Kibwika never knew is father. He died a few months after he was born. He and his two older brothers were brought up by their mother, a widow who scratched a living working on a farm. She died suddenly when Kibwika was 10 years old. On the day she was buried, he saw his older brothers gather their few belongings in the one room they shared with their mother. They told him they were moving out as they could not pay the rent. They advised him to pack his things and go his way. Just like that he was on his own. No family, no food, no shelter. He told me he stood there and just cried and cried as he watched his
brothers walk away and left him alone in the room. He had four years of horror. He went out of the town and lived rough in the bush. He planted maize for food and eat bananas and fruits he picked up in the forest. Occasionally he wandered to his mother’s village trying to find his relatives, but the clan offered him no help. They were all poor. He recalls that his biggest problem was hunger. He was always hungry, perhaps not surprising for a growing boy. He once stumbled on his brothers who told him their grandfather had died and left their mother a share of his land. He was given a small piece of the land. He learnt how to make bricks and built a hut (see photograph) which became his permanent shelter. For four years he did not go to school. Then a kindly lady in a town nearby saw him and was moved by his plight. She took him back to Jinja and introduced him to the local Church that happened to be ACT partners. He was helped back to primary school and then gained admission to secondary school. His education was financed by ACT. At the church he was nicknamed ‘Bush’ – English translation of his local name Kibwika.

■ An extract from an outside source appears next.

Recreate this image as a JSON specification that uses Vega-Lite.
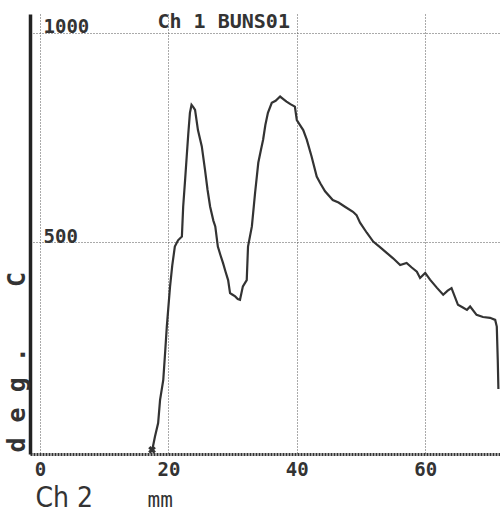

I caught up with Bush in Jinja last November (2015). Seven years on and now 24 years old, he had completed secondary school. He sat the A-level exams but did not make the grades. But Bush has found his vocation. He is assistant pastor at the same church that supported him and is planning to attend bible school this year. I could see the joy he felt meeting me again, but there were no smiles. Yes, Bush never smiles, but Kibwika is a happy man looking forward to a better future.